Viola Davis Covers Vanity Fair @ July/August 2020
Oscar-winning actress Viola Davis is featured on the cover for July/August 2020. The issue was photographed by Dario Calmese (the first black photographer to capture the magazine’s front cover) and styled by Elizabeth Stewart . She is wearing a royal blue coat dress from Max Mara.
On Whether She Had Protested Before Her Recent Neighborhood Demonstration:
“I feel like my entire life has been a protest. My production company is my protest. Me not wearing a wig at the Oscars in 2012 was my protest. It is a part of my voice, just like introducing myself to you and saying, ‘Hello, my name is Viola Davis.’”
“The dark-skinned Black woman’s voice is so steeped in slavery and our history. If we did speak up, it would cost us our lives.”
On Finding Her Self-Worth Through The Support Of Her Mother And Sisters:
“[They] looked at me and said I was pretty. Who’s telling a dark-skinned girl that she’s pretty? Nobody says it. I’m telling you, Sonia, nobody says it. The dark-skinned Black woman’s voice is so steeped in slavery and our history. If we did speak up, it would cost us our lives. Somewhere in my cellular memory was still that feeling — that I do not have the right to speak up about how I’m being treated, that somehow I deserve it. I did not find my worth on my own.”
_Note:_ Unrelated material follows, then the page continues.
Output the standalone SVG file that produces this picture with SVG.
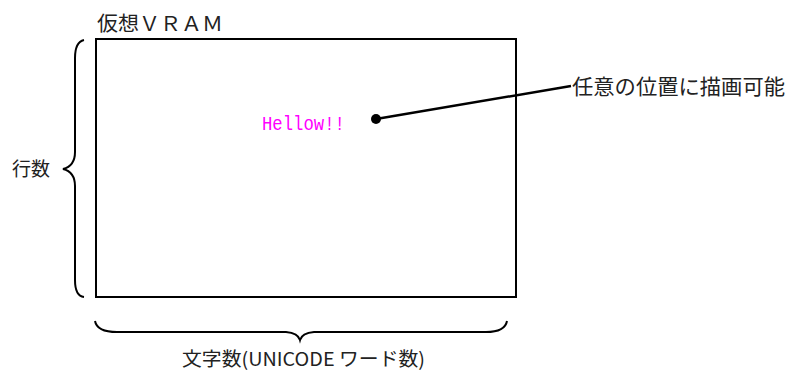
<svg xmlns="http://www.w3.org/2000/svg" width="786" height="372" viewBox="0 0 786 372">
<style>
.jp{font-family:"Noto Sans CJK JP","Noto Sans",sans-serif;fill:#222;}
.ln{fill:none;stroke:#000;stroke-width:2;}
</style>
<rect width="786" height="372" fill="#fff"/>
<g id="vram">
<rect class="ln" x="96" y="39" width="420" height="258"/>
<text class="jp" x="97" y="31" font-size="20" textLength="126" lengthAdjust="spacingAndGlyphs">仮想ＶＲＡＭ</text>
</g>
<g id="hello">
<text x="262" y="130" font-family="Liberation Mono, monospace" font-size="21" fill="#ff00ff" textLength="83" lengthAdjust="spacingAndGlyphs">Hellow!!</text>
</g>
<g id="rows">
<path class="ln" d="M84,40 Q75,42 75,58 L75,152 Q75,166 63,169 Q75,172 75,186 L75,280 Q75,296 84,297"/>
<text class="jp" x="12" y="176" font-size="19">行数</text>
</g>
<g id="cols">
<path class="ln" d="M95,321 Q97,332 117,332 L286,332 Q298,333 300,340 Q302,333 314,332 L486,332 Q505,332 507,321"/>
<text class="jp" x="182" y="366" font-size="19" textLength="243" lengthAdjust="spacingAndGlyphs">文字数(UNICODE ワード数)</text>
</g>
<g id="note">
<text class="jp" x="572" y="94" font-size="21" textLength="213" lengthAdjust="spacingAndGlyphs">任意の位置に描画可能</text>
</g>
<g id="connectors">
<line x1="376" y1="119" x2="571" y2="86" stroke="#000" stroke-width="2.5"/>
<circle cx="376" cy="119" r="5" fill="#000"/>
</g>
</svg>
On the lack of opportunities available to young Black actresses: “There’s not enough opportunities out there to bring that unknown, faceless Black actress to the ranks of the known. To pop her!”
On How Commenting On Harassment And Money Is Especially Fraught For Black Talent In Hollywood:
“We know as women, when you speak up, you’re labeled a bitch — immediately. Unruly — immediately. Just as a woman. As a woman of color, there is very, very, very little you have to do. All you have to do is maybe roll your eyes, and that’s it.”
On her role as Aibileen in The Help: “I was that journeyman actor, trying to get in. . . . Not a lot of narratives are also invested in our humanity. They’re invested in the idea of what it means to be Black, but . . . it’s catering to the white audience. The white audience at the most can sit and get an academic lesson into how we are. Then they leave the movie theater and they talk about what it meant. They’re not moved by who we were. There’s no one who’s not entertained by The Help, but there’s a part of me that feels like I betrayed myself, and my people, because I was in a movie that wasn’t ready to [tell the whole truth].”